Pride parade in Murray, Ky. (WKMS photo by Matt Markgraf) |
"Advocates say it’s a hopeful sign of shifting public attitudes toward gay, lesbian, bisexual and transgender residents in Kentucky and other parts of rural America, where more than 2.9 million LGBTQ residents live," Chris Kenning reports for the Louisville Courier Journal.
In Kentucky alone, Pride festivals have sprung up in nearly 20 towns and rural communities across the state in recent years. Murray held its first ever Pride march last Saturday, timed to coincide with the 50th anniversary of the Stonewall riots. The event was peaceful and well-attended, though there were a few protesters, Matt Markgraf reports for WKMS-FM.
M.C. Lampe, the LGBT coordinator at Murray State University, told Markgraf that it's important for people to see that "there are people here that are LGBTQ-identifying and are supportive, because it can feel very lonely in a small town." Lampe, who moved to Murray from Louisville two years ago, said "I've been so impressed with the work being done on a rural level. More, honestly, than I ever did in a city."
Athens, Ohio, recently held its weeklong Pride Fest for the third year in a row, Keri Johnson reports for The Post, a student-run publication of Ohio University in Athens. Chris Nevil, an Athens native and assistant executive director at Southeastern Ohio Rainbow Alliance, said Pride "used to be a big city thing . . . So it's important now to see pride in smaller, more rural areas."
Franklin County in western Massachusetts is also holding its third annual Pride festival this year, Melina Bourdeau reports for the Greenfield Recorder. The first one was fairly small and quickly organized, but this year the event is larger and has more support from local businesses.
In La Grande, Oregon, near the northwestern corner of the state, student organizers from the Mountain Queers club at Eastern Oregon University are organizing the town's second annual Pride festival, Andrew Jankowski reports for Willamette Week in Portland, Oregon. "I think people who aren't from more rural areas don't realize that it's not necessarily outright homophobia that we have to deal with so much as just feeling invisible," the club president, who goes by C, told Jankowski. "We've got queer people, of course, but the sort of thing that Mountain Queers is doing where we're just out there, not being subtle, celebrating our existence, is something you don't really see in Eastern Oregon much, and that's why we're doing it."

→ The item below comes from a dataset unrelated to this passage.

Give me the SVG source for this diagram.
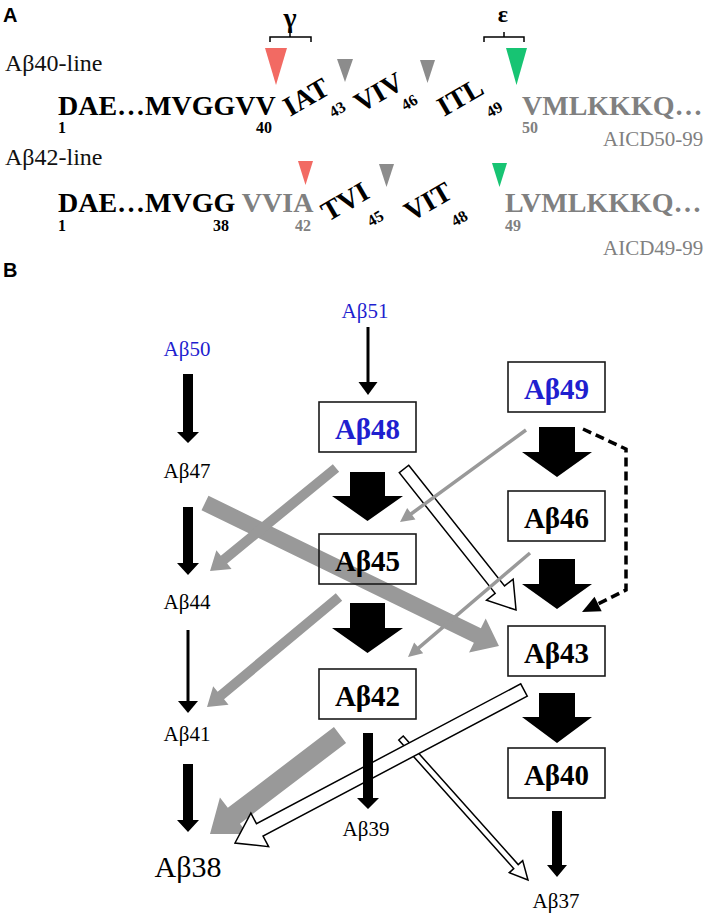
<svg xmlns="http://www.w3.org/2000/svg" width="708" height="916" viewBox="0 0 708 916">
<style>
.lbl{font-family:"Liberation Sans",Arial,sans-serif;font-weight:bold;font-size:20px;fill:#000}
.ser{font-family:"Liberation Serif","Times New Roman",serif;}
.line{font-size:24px;fill:#111}
.seq{font-size:28px;font-weight:bold;fill:#000}
.sub{font-size:16px;font-weight:bold;fill:#000}
.gs{fill:#808080}
.aicd{font-size:21px;fill:#808080}
.node{font-size:21px;fill:#000;text-anchor:middle}
.big{font-size:30px}
.boxt{font-size:29px;font-weight:bold;text-anchor:middle;fill:#000}
.blue{fill:#1f1fcf}
.box{fill:none;stroke:#1a1a1a;stroke-width:1.6}
.blk{fill:#000}
.gry{fill:#999}
.hol{fill:#fff;stroke:#000;stroke-width:1.5;stroke-linejoin:miter}
</style>

<!-- Panel A -->
<g id="panelA">
  <text class="lbl" x="3" y="22">A</text>
  <g id="gamma">
    <text class="ser" x="290" y="27" style="font-size:28px;font-weight:bold" text-anchor="middle">γ</text>
    <path d="M270,42 V37 H311 V42 M290,37 V32" fill="none" stroke="#000" stroke-width="1.5"/>
  </g>
  <g id="epsilon">
    <text class="ser" x="503" y="22" style="font-size:24px;font-weight:bold" text-anchor="middle">ε</text>
    <path d="M484,42 V37 H524 V42 M504,37 V32" fill="none" stroke="#000" stroke-width="1.5"/>
  </g>
  <g id="line40">
    <text class="ser line" x="5" y="71">Aβ40-line</text>
    <polygon points="265,48 287,48 276,85" fill="#f26a63"/>
    <polygon points="337,59 353,59 345,82" fill="#8c8c8c"/>
    <polygon points="420,60 435,60 427.5,83" fill="#8c8c8c"/>
    <polygon points="506,48 527,48 516.5,85" fill="#17c473"/>
    <text class="ser seq" x="58" y="115">DAE…MVGGVV</text>
    <text class="ser sub" x="58" y="133">1</text>
    <text class="ser sub" x="256" y="133">40</text>
    <text class="ser seq" transform="translate(290,117) rotate(-30)">IAT</text>
    <text class="ser sub" transform="translate(333,118) rotate(-30)">43</text>
    <text class="ser seq" transform="translate(361,113) rotate(-30)">VIV</text>
    <text class="ser sub" transform="translate(405,111) rotate(-30)">46</text>
    <text class="ser seq" transform="translate(444,117) rotate(-30)">ITL</text>
    <text class="ser sub" transform="translate(490,118) rotate(-30)">49</text>
    <text class="ser seq gs" x="522" y="115">VMLKKKQ…</text>
    <text class="ser sub gs" x="522" y="133">50</text>
    <text class="ser aicd" x="603" y="146">AICD50-99</text>
  </g>
  <g id="line42">
    <text class="ser line" x="5" y="165">Aβ42-line</text>
    <polygon points="298,161 313,161 305.5,185" fill="#f26a63"/>
    <polygon points="379,164 394,164 386.5,187" fill="#8c8c8c"/>
    <polygon points="492,163 507,163 499.5,187" fill="#17c473"/>
    <text class="ser seq" x="58" y="212">DAE…MVGG <tspan class="gs">VVIA</tspan></text>
    <text class="ser sub" x="58" y="231">1</text>
    <text class="ser sub" x="213" y="231">38</text>
    <text class="ser sub gs" x="295" y="231">42</text>
    <text class="ser seq" transform="translate(328,222) rotate(-30)">TVI</text>
    <text class="ser sub" transform="translate(371,227) rotate(-30)">45</text>
    <text class="ser seq" transform="translate(411,222) rotate(-30)">VIT</text>
    <text class="ser sub" transform="translate(455,227) rotate(-30)">48</text>
    <text class="ser seq gs" x="505" y="212">LVMLKKKQ…</text>
    <text class="ser sub gs" x="505" y="231">49</text>
    <text class="ser aicd" x="603" y="255">AICD49-99</text>
  </g>
</g>

<!-- Panel B -->
<text class="lbl" x="3" y="277">B</text>

<g id="connectors">
  <!-- hollow Ab48 -> Ab43 -->
  <polygon class="hol" transform="translate(404,469) rotate(51.54)" points="0,-6 154.1,-6 154.1,-17 180.1,0 154.1,17 154.1,6 0,6"/>
  <!-- gray thick -->
  <polygon class="gry" transform="translate(205,503) rotate(25.94)" points="0,-8 302.9,-8 302.9,-19 326.9,0 302.9,19 302.9,8 0,8"/>
  <polygon class="gry" transform="translate(336,468) rotate(140.73)" points="0,-5 144.7,-5 144.7,-12 162.7,0 144.7,12 144.7,5 0,5"/>
  <polygon class="gry" transform="translate(339,597) rotate(140.19)" points="0,-5 153.8,-5 153.8,-12 171.8,0 153.8,12 153.8,5 0,5"/>
  <polygon class="gry" transform="translate(340,735) rotate(142.71)" points="0,-10 133.4,-10 133.4,-23 163.4,0 133.4,23 133.4,10 0,10"/>
  <!-- gray thin -->
  <polygon class="gry" transform="translate(526,430) rotate(143.87)" points="0,-1.75 142,-1.75 142,-7 156,0 142,7 142,1.75 0,1.75"/>
  <polygon class="gry" transform="translate(530,553) rotate(139.55)" points="0,-1.75 146.3,-1.75 146.3,-7 160.3,0 146.3,7 146.3,1.75 0,1.75"/>
  <!-- hollow thin Ab42 -> Ab37 -->
  <polygon class="hol" transform="translate(401,738) rotate(48.2)" points="0,-3 172.5,-3 172.5,-9 190.5,0 172.5,9 172.5,3 0,3"/>
  <!-- hollow Ab43 -> Ab38 -->
  <polygon class="hol" transform="translate(524,690) rotate(152.1)" points="0,-7 299,-7 299,-19 327,0 299,19 299,7 0,7"/>
  <!-- black arrows -->
  <polygon class="blk" points="183,374 193,374 193,432 199,432 188,443 177,432 183,432"/>
  <polygon class="blk" points="183,507 193,507 193,563 199,563 188,575 177,563 183,563"/>
  <polygon class="blk" points="183,764 193,764 193,820 199,820 188,832 177,820 183,820"/>
  <polygon class="blk" points="363,733 373,733 373,798 379,798 368,809 357,798 363,798"/>
  <polygon class="blk" points="552,811 562,811 562,865 567,865 557,877 547,865 552,865"/>
  <polygon class="blk" points="350,472 385,472 385,496 403,496 367.5,521 332,496 350,496"/>
  <polygon class="blk" points="350,603 385,603 385,628 403,628 367.5,653 332,628 350,628"/>
  <polygon class="blk" points="539,427 575,427 575,452 592,452 557,477 522,452 539,452"/>
  <polygon class="blk" points="539,559 575,559 575,584 592,584 557,609 522,584 539,584"/>
  <polygon class="blk" points="539,693 575,693 575,717 592,717 557,743 522,717 539,717"/>
  <line x1="188" y1="630" x2="188" y2="703" stroke="#000" stroke-width="3"/>
  <polygon class="blk" points="178,701 198,701 188,713"/>
  <line x1="368" y1="327" x2="368" y2="384" stroke="#000" stroke-width="3"/>
  <polygon class="blk" points="358.5,382 377.5,382 368,395"/>
  <!-- dashed Ab49 -> Ab43 -->
  <path d="M583,429 L626,449 L626,590 L598,604" fill="none" stroke="#000" stroke-width="3.5" stroke-dasharray="9,5"/>
  <polygon class="blk" points="582,612 594.5,596.8 601.7,611.2"/>
</g>

<g id="Ab51"><text class="ser node blue" x="365" y="318">Aβ51</text></g>
<g id="Ab50"><text class="ser node blue" x="187" y="356">Aβ50</text></g>
<g id="Ab47"><text class="ser node" x="187" y="478">Aβ47</text></g>
<g id="Ab44"><text class="ser node" x="187" y="609">Aβ44</text></g>
<g id="Ab41"><text class="ser node" x="187" y="741">Aβ41</text></g>
<g id="Ab38"><text class="ser node big" x="188" y="877">Aβ38</text></g>
<g id="Ab39"><text class="ser node" x="366" y="836">Aβ39</text></g>
<g id="Ab37"><text class="ser node" x="556" y="908">Aβ37</text></g>

<g id="Ab48"><rect class="box" x="319" y="402" width="97" height="50"/><text class="ser boxt blue" x="367.5" y="439">Aβ48</text></g>
<g id="Ab49"><rect class="box" x="508" y="362" width="97" height="50"/><text class="ser boxt blue" x="556.5" y="399">Aβ49</text></g>
<g id="Ab46"><rect class="box" x="508" y="491" width="97" height="50"/><text class="ser boxt" x="556.5" y="528">Aβ46</text></g>
<g id="Ab45"><rect class="box" x="319" y="534" width="97" height="50"/><text class="ser boxt" x="367.5" y="571">Aβ45</text></g>
<g id="Ab43"><rect class="box" x="508" y="626" width="97" height="50"/><text class="ser boxt" x="556.5" y="663">Aβ43</text></g>
<g id="Ab42"><rect class="box" x="319" y="669" width="97" height="50"/><text class="ser boxt" x="367.5" y="706">Aβ42</text></g>
<g id="Ab40"><rect class="box" x="508" y="748" width="97" height="50"/><text class="ser boxt" x="556.5" y="785">Aβ40</text></g>
</svg>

The increase in rural Pride events reflects changing attitudes. A recent Pew Presearch Center report "showed sharp increases in support for LGBTQ people and issues since 2004 among many groups," Kenning reports. "Nationally, about 52% of rural residents support same-sex marriage (compared with 64% of urban residents)" according to a 2017 Public Religion Research Institute survey.